### AIM OF THE EXERCISE
Output the data that follows exactly, line for line.

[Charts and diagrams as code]
* * * * *

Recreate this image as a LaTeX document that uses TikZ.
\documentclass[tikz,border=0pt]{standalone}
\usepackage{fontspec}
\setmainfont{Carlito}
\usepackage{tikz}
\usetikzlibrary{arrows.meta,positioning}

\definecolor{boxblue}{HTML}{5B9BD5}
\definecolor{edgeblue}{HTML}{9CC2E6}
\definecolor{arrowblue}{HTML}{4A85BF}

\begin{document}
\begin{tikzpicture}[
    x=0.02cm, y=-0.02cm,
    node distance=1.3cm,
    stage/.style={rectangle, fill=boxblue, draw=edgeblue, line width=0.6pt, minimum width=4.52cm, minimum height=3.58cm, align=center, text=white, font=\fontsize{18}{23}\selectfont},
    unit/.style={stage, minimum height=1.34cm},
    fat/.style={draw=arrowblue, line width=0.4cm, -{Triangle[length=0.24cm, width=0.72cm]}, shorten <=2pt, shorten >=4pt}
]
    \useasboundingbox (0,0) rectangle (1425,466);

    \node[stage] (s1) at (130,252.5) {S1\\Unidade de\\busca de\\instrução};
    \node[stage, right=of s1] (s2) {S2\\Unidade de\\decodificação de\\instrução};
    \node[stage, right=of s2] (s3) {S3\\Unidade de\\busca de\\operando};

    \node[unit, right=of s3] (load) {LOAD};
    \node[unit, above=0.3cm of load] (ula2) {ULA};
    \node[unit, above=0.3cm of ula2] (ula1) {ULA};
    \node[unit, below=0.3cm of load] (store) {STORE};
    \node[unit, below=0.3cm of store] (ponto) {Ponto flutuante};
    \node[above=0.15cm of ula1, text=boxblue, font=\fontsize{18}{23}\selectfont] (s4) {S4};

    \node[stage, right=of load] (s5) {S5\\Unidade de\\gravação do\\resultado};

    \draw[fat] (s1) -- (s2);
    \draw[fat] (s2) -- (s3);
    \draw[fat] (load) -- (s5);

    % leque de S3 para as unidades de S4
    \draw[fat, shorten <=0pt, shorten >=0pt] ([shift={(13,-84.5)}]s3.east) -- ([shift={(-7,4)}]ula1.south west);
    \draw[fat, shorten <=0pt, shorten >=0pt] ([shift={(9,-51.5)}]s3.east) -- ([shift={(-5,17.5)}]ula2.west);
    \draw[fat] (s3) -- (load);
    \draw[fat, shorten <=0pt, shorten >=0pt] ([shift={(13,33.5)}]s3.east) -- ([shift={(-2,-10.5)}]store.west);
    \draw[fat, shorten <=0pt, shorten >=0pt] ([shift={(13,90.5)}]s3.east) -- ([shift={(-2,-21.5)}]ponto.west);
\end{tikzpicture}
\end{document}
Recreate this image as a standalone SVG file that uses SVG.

* * * * *

### REPLY TO THE EXERCISE
Recreate this image as a LaTeX document that uses TikZ.
\documentclass[tikz,border=0pt]{standalone}
\usepackage{fontspec}
\setmainfont{Carlito}
\usepackage{tikz}
\usetikzlibrary{arrows.meta,positioning}

\definecolor{boxblue}{HTML}{5B9BD5}
\definecolor{edgeblue}{HTML}{9CC2E6}
\definecolor{arrowblue}{HTML}{4A85BF}

\begin{document}
\begin{tikzpicture}[
    x=0.02cm, y=-0.02cm,
    node distance=1.3cm,
    stage/.style={rectangle, fill=boxblue, draw=edgeblue, line width=0.6pt, minimum width=4.52cm, minimum height=3.58cm, align=center, text=white, font=\fontsize{18}{23}\selectfont},
    unit/.style={stage, minimum height=1.34cm},
    fat/.style={draw=arrowblue, line width=0.4cm, -{Triangle[length=0.24cm, width=0.72cm]}, shorten <=2pt, shorten >=4pt}
]
    \useasboundingbox (0,0) rectangle (1425,466);

    \node[stage] (s1) at (130,252.5) {S1\\Unidade de\\busca de\\instrução};
    \node[stage, right=of s1] (s2) {S2\\Unidade de\\decodificação de\\instrução};
    \node[stage, right=of s2] (s3) {S3\\Unidade de\\busca de\\operando};

    \node[unit, right=of s3] (load) {LOAD};
    \node[unit, above=0.3cm of load] (ula2) {ULA};
    \node[unit, above=0.3cm of ula2] (ula1) {ULA};
    \node[unit, below=0.3cm of load] (store) {STORE};
    \node[unit, below=0.3cm of store] (ponto) {Ponto flutuante};
    \node[above=0.15cm of ula1, text=boxblue, font=\fontsize{18}{23}\selectfont] (s4) {S4};

    \node[stage, right=of load] (s5) {S5\\Unidade de\\gravação do\\resultado};

    \draw[fat] (s1) -- (s2);
    \draw[fat] (s2) -- (s3);
    \draw[fat] (load) -- (s5);

    % leque de S3 para as unidades de S4
    \draw[fat, shorten <=0pt, shorten >=0pt] ([shift={(13,-84.5)}]s3.east) -- ([shift={(-7,4)}]ula1.south west);
    \draw[fat, shorten <=0pt, shorten >=0pt] ([shift={(9,-51.5)}]s3.east) -- ([shift={(-5,17.5)}]ula2.west);
    \draw[fat] (s3) -- (load);
    \draw[fat, shorten <=0pt, shorten >=0pt] ([shift={(13,33.5)}]s3.east) -- ([shift={(-2,-10.5)}]store.west);
    \draw[fat, shorten <=0pt, shorten >=0pt] ([shift={(13,90.5)}]s3.east) -- ([shift={(-2,-21.5)}]ponto.west);
\end{tikzpicture}
\end{document}
Recreate this image as a standalone SVG file that uses SVG.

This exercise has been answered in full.